En el lugar de la explosión, un médico recién llegado en una ambulancia se acercó a dar los primeros auxilios a la madre que yacía junto a sus pequeñas gemelas. Se llamaba Esther Farlow. Tenía a una de las niñas agarrada fuerte con el brazo derecho. La pequeña lloraba quedamente y un hilo de sangre brotaba de su oído izquierdo; estaba conmocionada, sin habla, la pobre cría ni siquiera se quejaba. El doctor observó que la madre tenía una herida en la cabeza que le había dejado el rostro lleno de sangre, pero no parecía muy grave. Se arrodilló junto a ella y la alzó levemente.

—Tranquila, ya estamos aquí para ayudarte —le dijo.

Entonces recorrió con la vista el cuerpo de la joven madre y lo que vio le aterrorizó. Presentaba un agujero de enormes dimensiones, como un palmo de ancho, a la altura de su cadera derecha. Se estaba desangrando. Poco se podía hacer.

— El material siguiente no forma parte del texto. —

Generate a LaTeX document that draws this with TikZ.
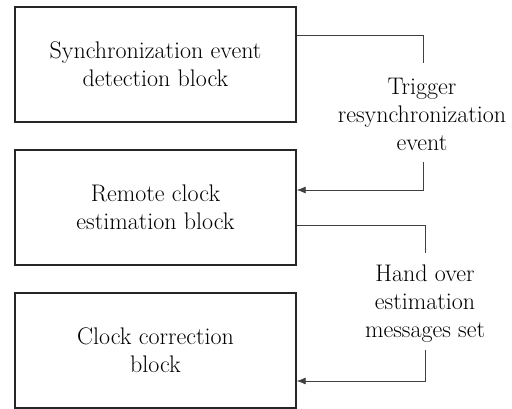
\documentclass[tikz,border=0pt]{standalone}
\usetikzlibrary{arrows.meta}
\begin{document}
\begin{tikzpicture}[x=1pt,y=-1pt,
  blockbox/.style={draw=black!85,line width=1.3pt,minimum width=281pt,minimum height=115pt,inner sep=0pt,align=center,font=\fontsize{24}{28}\selectfont},
  lbl/.style={align=center,inner sep=0pt,font=\fontsize{24}{28}\selectfont},
  conn/.style={draw=black!75,line width=0.8pt},
  arr/.style={conn,-{Latex[length=9pt,width=7pt]}}]
\useasboundingbox (0,0) rectangle (512,409);
\node[blockbox] (b1) at (155.5,64.5) {Synchronization event\\detection block};
\node[blockbox] (b2) at (155.5,207.5) {Remote clock\\estimation block};
\node[blockbox] (b3) at (155.5,350.5) {Clock correction\\block};
\node[lbl] (trig) at (422,114) {Trigger\\resynchronization\\event};
\node[lbl] (hand) at (425,304) {Hand over\\estimation\\messages set};
\coordinate (t1) at (423,35);
\coordinate (t2) at (423,63);
\coordinate (t3) at (423,162);
\coordinate (t4) at (423,190);
\coordinate (h1) at (425,225);
\coordinate (h2) at (425,253);
\coordinate (h3) at (425,350);
\coordinate (h4) at (425,381);
\draw[conn] (b1.east|-t1) -- (t1) -- (t2);
\draw[arr] (t3) -- (t4) -- (b2.east|-t4);
\draw[conn] (b2.east|-h1) -- (h1) -- (h2);
\draw[arr] (h3) -- (h4) -- (b3.east|-h4);
\end{tikzpicture}
\end{document}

La mujer, moribunda, le agarró fuerte por el brazo con la mano que tenía libre y dijo algo con un fragilísimo hilo de voz apenas perceptible. El doctor acercó su oreja a la boca de ella y finalmente pudo entender sus palabras:

—Mis hijas... ¿Están bien?

Esther tenía tan solo veinticinco años. Recién casada le detectaron problemas de fertilidad, por lo que siguió un programa de tratamiento hormonal intenso que duró un año. Sus padres se opusieron a que lo hiciera porque creían que era contra natura; además, las hormonas que se inyectaba casi le provocaron una depresión. Todo aquello fue muy duro. A los pocos meses de abandonarlo, y ya sin ninguna esperanza, se quedó embarazada por sorpresa de las gemelas; pensaron que era un regalo de Dios por todo lo sufrido. Una inmensa alegría embargó a la familia Farlow. Las gemelas Alison y María llenaron de felicidad aquel hogar.

El doctor giró su cabeza buscando a la otra hermana y de pronto observó a un metro de distancia un pequeño cuerpo que yacía en el suelo; estaba destrozada, sin vida.

Pensó por un instante y finalmente acercó su boca al oído de aquella pobre mujer y le susurró:

—No se preocupe por ellas, están las dos bien.

Al oír la respuesta, Esther exhibió una ligera sonrisa de alivio; luego apretó la mano de la pequeña que tenía bajo su brazo e inhaló aire por última vez en su vida.

El médico que le atendía estaba acostumbrado a lidiar con situaciones humanas trágicas, dado que trabajaba en las urgencias del hospital Sahaare Zedek. Sin embargo, mientras sostenía la cabeza de aquella joven, mezclada con su sangre y con los restos del cuerpo de una de sus pequeñas gemelas, que yacía destrozado tan solo a un metro de ella, no supo o no quiso decirle la verdad. Decidió que muriera lo más plácidamente que fuera posible, por eso le mintió. Se quedó pensativo, avergonzado de la maldad que el ser humano era capaz de producir. Pasó la mano por la frente de Esther de arriba abajo y le cerró los ojos, se levantó con la pequeña superviviente y se la llevó a una ambulancia cercana. Él no podía hacer más allí...

A medida que se recogía a los heridos en las ambulancias, las unidades forenses iban levantando acta y los cadáveres se retiraban para su posterior identificación y comunicación a sus familiares.